Being an opinion-maker means never having to say you’re sorry
For pundits with an agenda to push, one of the best things about blogging has to be the fact that new posts appear at the top and old content just fades into the archives. Get something monumentally wrong? It’s no big deal, because if you keep cranking out more blog posts then the dodgy ones will sink to the bottom of the pile and be forgotten. Unless someone happens to keep track of these things and spread the word. And that’s a role Pure Poison can play.
So, here’s a story about Jennifer Marohasy. For those who don’t know the name, Dr Marohasy is a Senior Fellow at the Institute of Public Afffairs (IPA), a conservative think-tank with ties to the Liberal Party. As well as producing IPA publications and writing a column in The Land, Jennifer has a blog that she refers to as an online community, despite allowing some of the most abrasive and personally insulting commentators in the blogosphere to comment freely.

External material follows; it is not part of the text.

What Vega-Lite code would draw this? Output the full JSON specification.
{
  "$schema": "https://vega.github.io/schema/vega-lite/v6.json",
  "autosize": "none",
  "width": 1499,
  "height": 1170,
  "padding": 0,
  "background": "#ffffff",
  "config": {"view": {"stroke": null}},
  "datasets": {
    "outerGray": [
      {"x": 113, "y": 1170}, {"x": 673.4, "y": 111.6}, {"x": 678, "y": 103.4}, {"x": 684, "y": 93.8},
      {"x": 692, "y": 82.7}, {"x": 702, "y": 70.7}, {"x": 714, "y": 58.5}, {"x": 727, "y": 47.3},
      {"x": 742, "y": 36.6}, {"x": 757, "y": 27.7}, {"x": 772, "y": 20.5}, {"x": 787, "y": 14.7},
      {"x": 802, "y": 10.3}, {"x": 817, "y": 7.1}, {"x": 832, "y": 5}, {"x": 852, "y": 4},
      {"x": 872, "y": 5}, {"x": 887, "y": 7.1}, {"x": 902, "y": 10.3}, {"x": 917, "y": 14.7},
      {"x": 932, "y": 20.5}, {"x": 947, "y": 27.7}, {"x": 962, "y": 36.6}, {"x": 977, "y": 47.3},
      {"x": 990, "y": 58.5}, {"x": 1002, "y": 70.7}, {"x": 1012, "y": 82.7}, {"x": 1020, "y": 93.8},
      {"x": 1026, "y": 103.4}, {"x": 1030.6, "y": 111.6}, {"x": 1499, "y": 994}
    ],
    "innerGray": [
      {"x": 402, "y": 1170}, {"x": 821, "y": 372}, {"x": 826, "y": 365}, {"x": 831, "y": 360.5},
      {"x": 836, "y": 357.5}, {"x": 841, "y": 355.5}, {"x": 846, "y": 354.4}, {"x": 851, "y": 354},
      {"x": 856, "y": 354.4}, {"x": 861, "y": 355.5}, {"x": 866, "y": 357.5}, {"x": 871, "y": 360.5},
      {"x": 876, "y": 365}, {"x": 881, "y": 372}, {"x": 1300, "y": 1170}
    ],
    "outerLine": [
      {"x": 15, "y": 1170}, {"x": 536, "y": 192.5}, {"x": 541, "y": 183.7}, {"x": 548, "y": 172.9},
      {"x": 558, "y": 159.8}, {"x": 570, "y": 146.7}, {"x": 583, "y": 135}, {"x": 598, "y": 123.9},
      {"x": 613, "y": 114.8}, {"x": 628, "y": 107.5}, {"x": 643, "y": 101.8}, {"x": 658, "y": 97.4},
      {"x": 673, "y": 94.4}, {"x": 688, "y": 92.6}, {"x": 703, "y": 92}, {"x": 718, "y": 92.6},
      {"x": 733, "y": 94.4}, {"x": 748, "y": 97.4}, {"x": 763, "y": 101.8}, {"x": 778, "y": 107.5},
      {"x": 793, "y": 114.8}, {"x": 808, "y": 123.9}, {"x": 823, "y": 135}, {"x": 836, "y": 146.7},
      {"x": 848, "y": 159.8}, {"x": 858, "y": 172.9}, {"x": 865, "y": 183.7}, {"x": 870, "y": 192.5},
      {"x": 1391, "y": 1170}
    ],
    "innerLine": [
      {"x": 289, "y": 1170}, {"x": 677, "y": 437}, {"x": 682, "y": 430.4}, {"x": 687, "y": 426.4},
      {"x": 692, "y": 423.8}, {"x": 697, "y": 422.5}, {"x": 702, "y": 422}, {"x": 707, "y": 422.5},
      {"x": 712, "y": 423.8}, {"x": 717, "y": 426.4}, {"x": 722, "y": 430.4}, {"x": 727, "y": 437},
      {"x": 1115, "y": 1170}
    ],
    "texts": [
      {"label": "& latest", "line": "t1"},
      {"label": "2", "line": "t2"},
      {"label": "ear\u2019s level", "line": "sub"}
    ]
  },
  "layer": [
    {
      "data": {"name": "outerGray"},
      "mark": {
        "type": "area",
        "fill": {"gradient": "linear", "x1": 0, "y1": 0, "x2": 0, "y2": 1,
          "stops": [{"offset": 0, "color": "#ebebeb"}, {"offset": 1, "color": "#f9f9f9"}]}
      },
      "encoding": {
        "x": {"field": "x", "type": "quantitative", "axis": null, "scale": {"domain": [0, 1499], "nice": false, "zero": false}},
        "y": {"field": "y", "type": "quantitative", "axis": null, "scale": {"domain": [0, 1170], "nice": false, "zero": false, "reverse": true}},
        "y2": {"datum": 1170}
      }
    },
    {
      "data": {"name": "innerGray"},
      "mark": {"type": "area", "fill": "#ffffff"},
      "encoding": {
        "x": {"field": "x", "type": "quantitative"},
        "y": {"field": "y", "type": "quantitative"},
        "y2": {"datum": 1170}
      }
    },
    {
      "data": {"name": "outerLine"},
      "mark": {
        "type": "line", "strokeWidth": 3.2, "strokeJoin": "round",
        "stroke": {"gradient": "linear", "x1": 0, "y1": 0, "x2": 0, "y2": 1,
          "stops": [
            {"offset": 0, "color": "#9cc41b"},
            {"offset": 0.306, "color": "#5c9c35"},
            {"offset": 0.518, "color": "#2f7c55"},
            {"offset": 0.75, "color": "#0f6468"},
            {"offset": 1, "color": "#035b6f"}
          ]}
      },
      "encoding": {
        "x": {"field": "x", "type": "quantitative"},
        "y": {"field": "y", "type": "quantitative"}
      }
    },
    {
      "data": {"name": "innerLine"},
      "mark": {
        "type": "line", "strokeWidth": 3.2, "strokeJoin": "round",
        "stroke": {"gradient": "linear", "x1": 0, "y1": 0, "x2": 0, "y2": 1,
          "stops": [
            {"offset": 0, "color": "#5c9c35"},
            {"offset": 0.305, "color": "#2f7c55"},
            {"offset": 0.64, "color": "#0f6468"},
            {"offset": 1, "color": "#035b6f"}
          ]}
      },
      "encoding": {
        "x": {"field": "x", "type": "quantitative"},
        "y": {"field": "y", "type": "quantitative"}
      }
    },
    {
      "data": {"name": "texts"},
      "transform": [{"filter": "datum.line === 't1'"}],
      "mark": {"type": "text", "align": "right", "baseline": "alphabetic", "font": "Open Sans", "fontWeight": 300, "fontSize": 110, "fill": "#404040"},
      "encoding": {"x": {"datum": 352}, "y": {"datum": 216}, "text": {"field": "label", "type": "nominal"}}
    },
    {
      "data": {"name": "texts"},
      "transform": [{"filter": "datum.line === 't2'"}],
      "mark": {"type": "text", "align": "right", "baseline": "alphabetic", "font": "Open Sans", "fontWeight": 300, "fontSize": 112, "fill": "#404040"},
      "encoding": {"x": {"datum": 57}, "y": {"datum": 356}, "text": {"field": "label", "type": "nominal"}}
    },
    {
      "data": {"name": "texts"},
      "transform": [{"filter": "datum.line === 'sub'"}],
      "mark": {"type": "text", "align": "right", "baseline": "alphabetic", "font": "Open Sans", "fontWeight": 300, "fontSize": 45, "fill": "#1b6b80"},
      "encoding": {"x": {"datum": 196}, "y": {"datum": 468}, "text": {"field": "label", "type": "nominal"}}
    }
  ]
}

It was on her blog last month that Jennifer published a claim that Bond University had dismissed an Adjunct Professor because he had published an article criticising the evidence for global warming. Dr Jon Jenkins published an op-ed in The Australian titled “The warmaholics’ fantasy”. I won’t discuss the flaws in the article here – it’s been done elsewhere by Graham Readfearn and Tim Lambert. Instead, let’s move on to the consequences of the article’s publication. Marohasy reported that:
For his opinion, Professor Jenkins received an official reprimand from the Bond University Registrar and then was informed last Friday that his adjunct status had been revoked.

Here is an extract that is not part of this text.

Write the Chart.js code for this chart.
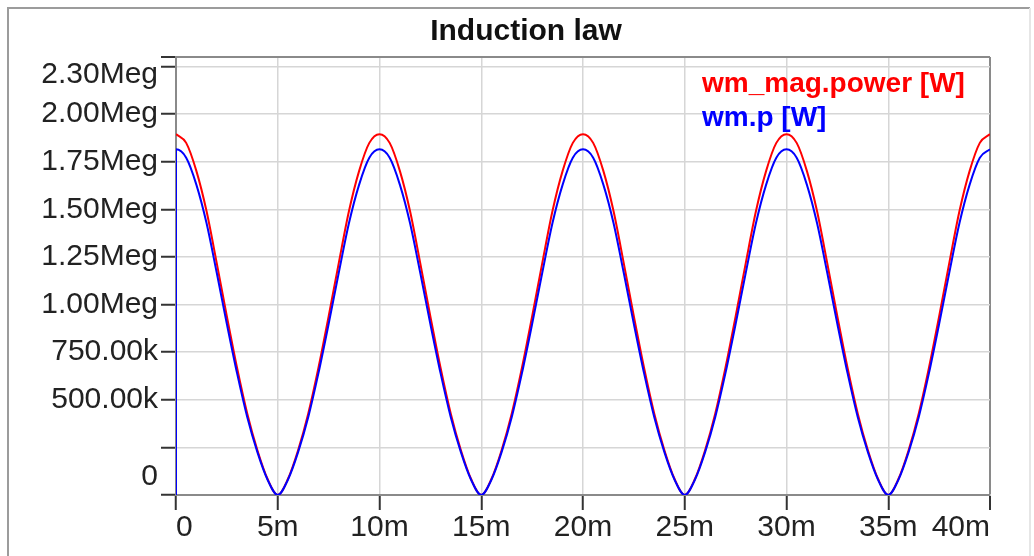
<!DOCTYPE html>
<html>
<head>
<meta charset="utf-8">
<title>Induction law</title>
<script src="https://cdn.jsdelivr.net/npm/chart.js@4/dist/chart.umd.min.js"></script>
<style>
  html, body { margin: 0; padding: 0; background: #ffffff; }
  canvas { display: block; }
</style>
</head>
<body>
<canvas id="chart" width="1034" height="556"></canvas>
<script>
// Simulation time in milliseconds
const timeMs = [
  0, 0.5, 1, 1.5, 2, 2.5, 3, 3.5, 4, 4.5,
  5, 5.5, 6, 6.5, 7, 7.5, 8, 8.5, 9, 9.5,
  10, 10.5, 11, 11.5, 12, 12.5, 13, 13.5, 14, 14.5,
  15, 15.5, 16, 16.5, 17, 17.5, 18, 18.5, 19, 19.5,
  20, 20.5, 21, 21.5, 22, 22.5, 23, 23.5, 24, 24.5,
  25, 25.5, 26, 26.5, 27, 27.5, 28, 28.5, 29, 29.5,
  30, 30.5, 31, 31.5, 32, 32.5, 33, 33.5, 34, 34.5,
  35, 35.5, 36, 36.5, 37, 37.5, 38, 38.5, 39, 39.5,
  40
];

// wm_mag.power [W]
const magPower = [
  1895000, 1849000, 1702000, 1491000, 1219000, 938000, 668000, 428000, 235000, 84000,
  0, 84000, 235000, 428000, 668000, 938000, 1219000, 1491000, 1702000, 1849000,
  1895000, 1849000, 1702000, 1491000, 1219000, 938000, 668000, 428000, 235000, 84000,
  0, 84000, 235000, 428000, 668000, 938000, 1219000, 1491000, 1702000, 1849000,
  1895000, 1849000, 1702000, 1491000, 1219000, 938000, 668000, 428000, 235000, 84000,
  0, 84000, 235000, 428000, 668000, 938000, 1219000, 1491000, 1702000, 1849000,
  1895000, 1849000, 1702000, 1491000, 1219000, 938000, 668000, 428000, 235000, 84000,
  0, 84000, 235000, 428000, 668000, 938000, 1219000, 1491000, 1702000, 1849000,
  1895000
];

// wm.p [W]
const wmP = [
  1815000, 1771000, 1630000, 1428000, 1168000, 898000, 640000, 410000, 225000, 80000,
  0, 80000, 225000, 410000, 640000, 898000, 1168000, 1428000, 1630000, 1771000,
  1815000, 1771000, 1630000, 1428000, 1168000, 898000, 640000, 410000, 225000, 80000,
  0, 80000, 225000, 410000, 640000, 898000, 1168000, 1428000, 1630000, 1771000,
  1815000, 1771000, 1630000, 1428000, 1168000, 898000, 640000, 410000, 225000, 80000,
  0, 80000, 225000, 410000, 640000, 898000, 1168000, 1428000, 1630000, 1771000,
  1815000, 1771000, 1630000, 1428000, 1168000, 898000, 640000, 410000, 225000, 80000,
  0, 80000, 225000, 410000, 640000, 898000, 1168000, 1428000, 1630000, 1771000,
  1815000
];

// wm.p starts from zero at t = 0 before stepping to its first value
const wmPInitial = 0;

const seriesLabels = ['wm_mag.power [W]', 'wm.p [W]'];
const seriesColors = ['#ff0000', '#0000ff'];

const xTickValues = [0, 5, 10, 15, 20, 25, 30, 35, 40];
const xTickLabels = ['0', '5m', '10m', '15m', '20m', '25m', '30m', '35m', '40m'];

const yTickValues = [0, 250000, 500000, 750000, 1000000, 1250000, 1500000, 1750000, 2000000, 2250000, 2300000];
const yTickLabels = ['0', '', '500.00k', '750.00k', '1.00Meg', '1.25Meg', '1.50Meg', '1.75Meg', '2.00Meg', '', '2.30Meg'];

const X_MAX = 40;
const Y_MAX = 2300000;
const FONT = "'Liberation Sans', Arial, Helvetica, sans-serif";
const GRID = '#d6d6d6';
const FRAME = '#8a8a8a';

function toPoints(times, values) {
  return times.map((t, i) => ({ x: t, y: values[i] }));
}

// Outer panel frame
const panelFrame = {
  id: 'panelFrame',
  beforeDraw(chart) {
    const ctx = chart.ctx;
    ctx.save();
    ctx.lineWidth = 2;
    ctx.strokeStyle = '#9c9c9c';
    ctx.beginPath();
    ctx.moveTo(8, chart.height);
    ctx.lineTo(8, 8);
    ctx.lineTo(1030, 8);
    ctx.stroke();
    ctx.strokeStyle = '#e6e6e6';
    ctx.beginPath();
    ctx.moveTo(1030, 8);
    ctx.lineTo(1030, chart.height);
    ctx.stroke();
    ctx.restore();
  }
};

// Coloured text legend in the upper right of the plot
const textLegend = {
  id: 'textLegend',
  afterDatasetsDraw(chart) {
    const { ctx, chartArea } = chart;
    ctx.save();
    ctx.font = 'bold 28px ' + FONT;
    ctx.textAlign = 'left';
    ctx.textBaseline = 'alphabetic';
    chart.data.datasets.forEach((ds, i) => {
      ctx.fillStyle = ds.borderColor;
      ctx.fillText(ds.label, chartArea.right - 288, chartArea.top + 35 + i * 34);
    });
    ctx.restore();
  }
};

const tickFont = { family: FONT, size: 30, lineHeight: 1.2 };

new Chart(document.getElementById('chart'), {
  type: 'line',
  data: {
    datasets: [
      {
        label: seriesLabels[0],
        data: toPoints(timeMs, magPower),
        borderColor: seriesColors[0],
        borderWidth: 2,
        pointRadius: 0,
        fill: false,
        cubicInterpolationMode: 'monotone',
        yAxisID: 'y',
        order: 1
      },
      {
        label: seriesLabels[1],
        data: [{ x: timeMs[0], y: wmPInitial }].concat(toPoints(timeMs, wmP)),
        borderColor: seriesColors[1],
        borderWidth: 2,
        pointRadius: 0,
        fill: false,
        cubicInterpolationMode: 'monotone',
        yAxisID: 'y',
        order: 0
      }
    ]
  },
  options: {
    responsive: false,
    animation: false,
    events: [],
    layout: { padding: { left: 18, right: 0, top: 0, bottom: 7 } },
    plugins: {
      legend: { display: false },
      tooltip: { enabled: false },
      title: {
        display: true,
        text: 'Induction law',
        color: '#111111',
        font: { family: FONT, size: 30, weight: 'bold', lineHeight: 1.2 },
        padding: { top: 14, bottom: 7 }
      }
    },
    scales: {
      x: {
        type: 'linear',
        position: 'bottom',
        min: 0,
        max: X_MAX,
        afterBuildTicks: s => { s.ticks = xTickValues.map(v => ({ value: v })); },
        afterFit: s => { s.height = 54; },
        ticks: {
          autoSkip: false,
          maxRotation: 0,
          align: 'inner',
          padding: 0,
          color: '#222222',
          font: tickFont,
          callback: (v, i) => xTickLabels[i]
        },
        grid: {
          color: c => (c.tick && c.tick.value === X_MAX ? FRAME : GRID),
          lineWidth: c => (c.tick && c.tick.value === X_MAX ? 2 : 1.5),
          tickColor: '#333333',
          tickWidth: 2,
          tickLength: 15
        },
        border: { color: FRAME, width: 2 }
      },
      y: {
        type: 'linear',
        position: 'left',
        min: 0,
        max: Y_MAX,
        afterBuildTicks: s => { s.ticks = yTickValues.map(v => ({ value: v })); },
        afterFit: s => { s.width = 158; },
        ticks: {
          autoSkip: false,
          padding: 3,
          color: '#222222',
          font: tickFont,
          callback: (v, i, ticks) => {
            const t = yTickLabels[i];
            if (i === 0) return [t, ''];
            if (i === ticks.length - 1) return ['', t];
            return t;
          }
        },
        grid: {
          color: c => (c.tick && c.tick.value === Y_MAX ? FRAME : GRID),
          lineWidth: c => (c.tick && c.tick.value === Y_MAX ? 2 : 1.5),
          tickColor: '#333333',
          tickWidth: 2,
          tickLength: 15
        },
        border: { color: FRAME, width: 2 }
      },
      yPad: {
        type: 'linear',
        position: 'right',
        display: true,
        afterFit: s => { s.width = 44; },
        ticks: { display: false },
        grid: { display: false },
        border: { display: false }
      }
    }
  },
  plugins: [panelFrame, textLegend]
});
</script>
</body>
</html>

She didn’t give any indication of her source of the information. She then elaborated on her view of what had happened:
No doubt he has contravened some rule or other at the University and no doubt this would have gone unnoticed if Professor Jenkins had a more popular opinion on these most politically charged subjects.
It’s interesting, and more than a touch ironic, that a scientific opinion writer who claims that we are not sceptical enough was happy to present an unsourced and unconfirmed claim while asserting that there was “no doubt” about what had happened, why it had happened, and what might have been different if Jenkins did not argue against the evidence for global warming.

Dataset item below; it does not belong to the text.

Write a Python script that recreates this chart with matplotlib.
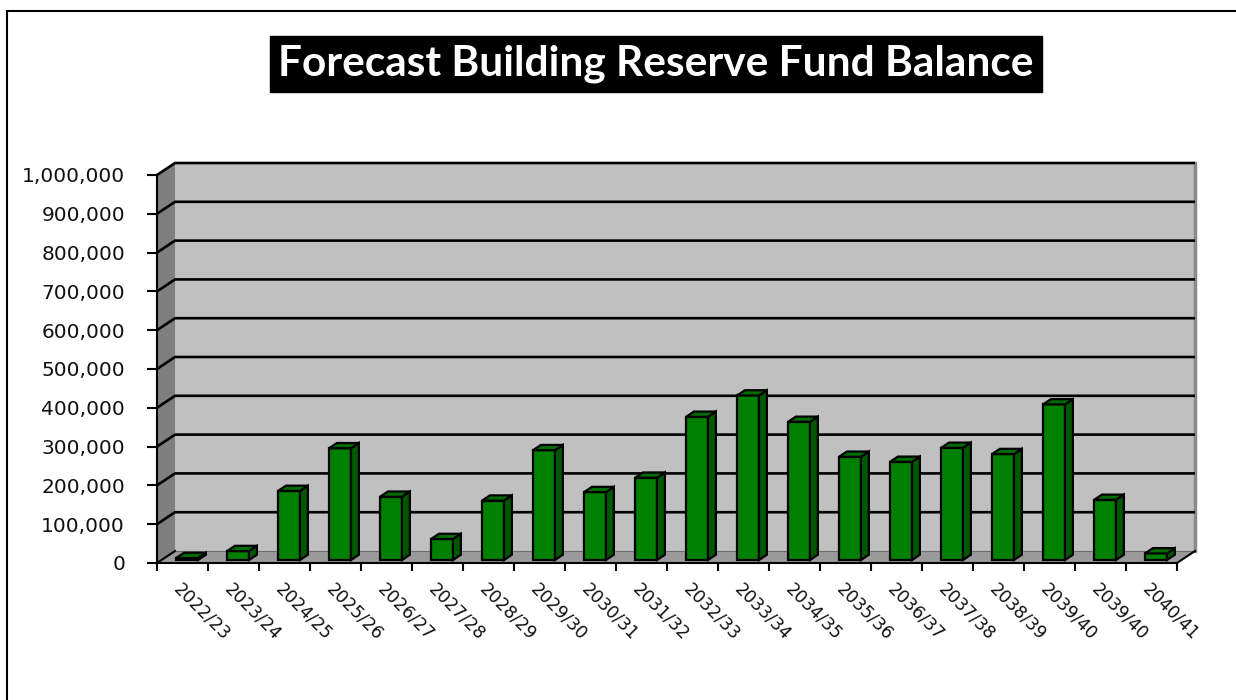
# Forecast building reserve fund balance - 3D style column chart

import matplotlib.pyplot as plt
from matplotlib.patches import Polygon
from matplotlib.lines import Line2D
from matplotlib.ticker import FuncFormatter


anos = [
    "2022/23", "2023/24", "2024/25", "2025/26", "2026/27",
    "2027/28", "2028/29", "2029/30", "2030/31", "2031/32",
    "2032/33", "2033/34", "2034/35", "2035/36", "2036/37",
    "2037/38", "2038/39", "2039/40", "2039/40", "2040/41",
]

saldo = [
    5000, 23000, 178000, 288000, 163000,
    54000, 153000, 283000, 175000, 212000,
    369000, 424000, 356000, 266000, 253000,
    289000, 273000, 401000, 155000, 17000,
]

titulo = "Forecast Building Reserve Fund Balance"

y_max = 1000000
y_passo = 100000

# profundidade do "3D" (em unidades de categoria / valor)
DX = 0.353
DY = 30900

largura = 0.43
prof_ini = 0.25
prof_fim = 0.69

verde = "#008000"
verde_lado = "#005800"
verde_topo = "#006c00"


def poly(ax, pts, cor, z, lw=0.0, borda="black"):
    p = Polygon(pts, closed=True, facecolor=cor, edgecolor=borda,
                linewidth=lw, zorder=z, clip_on=False, joinstyle="miter")
    ax.add_patch(p)


fig = plt.figure(figsize=(12.36, 7.0), dpi=100)

n = len(anos)
ax = fig.add_axes([157 / 1236, 137 / 700, 51 * (n + DX) / 1236,
                   388 * (1 + DY / y_max) / 700])
ax.set_xlim(0, n + DX)
ax.set_ylim(0, y_max + DY)
ax.patch.set_visible(False)

# -----------------------------
# Paredes e piso
# -----------------------------

# parede do fundo
poly(ax, [(DX, DY), (n + DX, DY), (n + DX, y_max + DY), (DX, y_max + DY)],
     "#c0c0c0", 1)
# parede lateral
poly(ax, [(0, 0), (DX, DY), (DX, y_max + DY), (0, y_max)], "#7f7f7f", 1)
# piso
poly(ax, [(0, 0), (n, 0), (n + DX, DY), (DX, DY)], "#9a9a9a", 2)

ax.plot([n + DX, n + DX], [DY, y_max + DY], color="#8a8a8a", lw=2.5,
        zorder=1.5, clip_on=False)
ax.plot([DX, n + DX], [DY, DY], color="#6a6a6a", lw=0.8, zorder=2.5,
        clip_on=False)

# linhas de grade
for v in range(y_passo, y_max + 1, y_passo):
    ax.plot([0, DX, n + DX], [v, v + DY, v + DY], color="black", lw=1.9,
            zorder=1.8, clip_on=False, solid_capstyle="butt")
ax.plot([0, DX], [0, DY], color="black", lw=1.5, zorder=2.6, clip_on=False)
ax.plot([n, n + DX], [0, DY], color="black", lw=1.5, zorder=2.6, clip_on=False)

# -----------------------------
# Colunas
# -----------------------------

for i, v in enumerate(saldo):
    x0 = i + 0.5 - largura / 2 + prof_ini * DX
    y0 = prof_ini * DY
    x1 = x0 + largura
    ox = (prof_fim - prof_ini) * DX
    oy = (prof_fim - prof_ini) * DY

    poly(ax, [(x0, y0), (x1, y0), (x1, y0 + v), (x0, y0 + v)],
         verde, 3, lw=1.6)
    poly(ax, [(x1, y0), (x1 + ox, y0 + oy), (x1 + ox, y0 + v + oy),
              (x1, y0 + v)], verde_lado, 3, lw=1.6)
    poly(ax, [(x0, y0 + v), (x1, y0 + v), (x1 + ox, y0 + v + oy),
              (x0 + ox, y0 + v + oy)], verde_topo, 3, lw=1.6)

# -----------------------------
# Eixos
# -----------------------------

for lado in ["top", "right"]:
    ax.spines[lado].set_visible(False)
ax.spines["left"].set_bounds(0, y_max)
ax.spines["bottom"].set_bounds(0, n)
ax.spines["left"].set_linewidth(1.5)
ax.spines["bottom"].set_linewidth(1.5)
ax.spines["left"].set_zorder(4)
ax.spines["bottom"].set_zorder(4)

ax.set_yticks(range(0, y_max + 1, y_passo))
ax.yaxis.set_major_formatter(FuncFormatter(lambda v, p: f"{v:,.0f}"))
ax.tick_params(axis="y", length=7, width=1.5, pad=16, labelsize=14.5,
               labelcolor="#111111")

ax.set_xticks(range(0, n + 1))
ax.set_xticklabels([])
ax.tick_params(axis="x", which="major", length=6, width=1.5)
ax.set_xticks([i + 0.5 for i in range(n)], minor=True)
ax.set_xticklabels(anos, minor=True, rotation=-45, ha="left", va="top",
                   rotation_mode="anchor", fontsize=12.5, color="#111111")
ax.tick_params(axis="x", which="minor", length=0, pad=12)

# -----------------------------
# Titulo e moldura
# -----------------------------

fig.text(656 / 1236, 1 - 64 / 700, titulo, ha="center", va="center",
         fontsize=30.5, fontweight="bold", family="Lato", color="white",
         bbox=dict(boxstyle="square,pad=0.2", facecolor="black",
                   edgecolor="black"))

fig.add_artist(Line2D([7 / 1236, 7 / 1236], [0, 1 - 11 / 700],
                      color="black", lw=1.5))
fig.add_artist(Line2D([7 / 1236, 1], [1 - 11 / 700, 1 - 11 / 700],
                      color="black", lw=1.5))

fig.savefig("out.png", dpi=100)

Fortunately for those interested in the truth, someone was sceptical about Marohasy’s claims. Tim Lambert contacted Bond University and received the following explanation:
Dr Jenkins was a member of staff here for some considerable time and resigned to enter the NSW Parliament.
Dr Jenkins was asked to keep an association with University as an adjunct but indicated in 2008 that serious health problems would probably prevent him taking an active role. As a result Dr Jenkins was removed from the adjunct staff listing in 2008. An administrative oversight resulted in Dr Jenkins not being informed of this change in status.
Assertions that Dr Jenkins has been reprimanded and/or ‘dismissed’ are without foundation.
That cleared everything up. So, Marohasy could have just given her readers the accurate explanation and indicated she was wrong, right? Well, no. Instead, she felt the need to continue to suggest there was climate change politics at play:
That is, an administrative oversight resulted in Dr Jenkins not being informed of his change in status until after he published the controversial opinion piece in The Australian newspaper.
Perhaps if the piece had been more politically correct his name could have just been added back onto the list?
And then she went even further, visiting Lambert’s blog and insisting that “[g]iven you have previously very publicly accused Dr Jenkins of deceit on this issue I suggest you now issue him with a very public apology,” and began making false assertions that Lambert had claimed Jenkins had never held an adjunct position. But her most disingenuous statement was the following:
My original blog piece included both fact and opinion. You may disagree with my opinion (based on the facts and my world view), but the facts stand. Mr Lambert queried the facts unsuccessfully. His opinion (based on his world view), though, has not changed.
Marohasy claimed that “[f]or his opinion,” Jenkins was reprimanded and then dismissed – an assertion of fact that turned out to be wrong. She suggested there was “no doubt” that the university had done so on some technical violation that “no doubt” would have been overlooked if his views were different – and maintained that opinion even after the facts were clarified. When her description of the facts was shown to be wrong, she nonetheless managed to maintain her opinion.
“No Doubt” Marohasy, that is not the way a sceptic or a scientist should think. Your readers deserve better. And this sort of intellectual dishonesty should not be forgotten.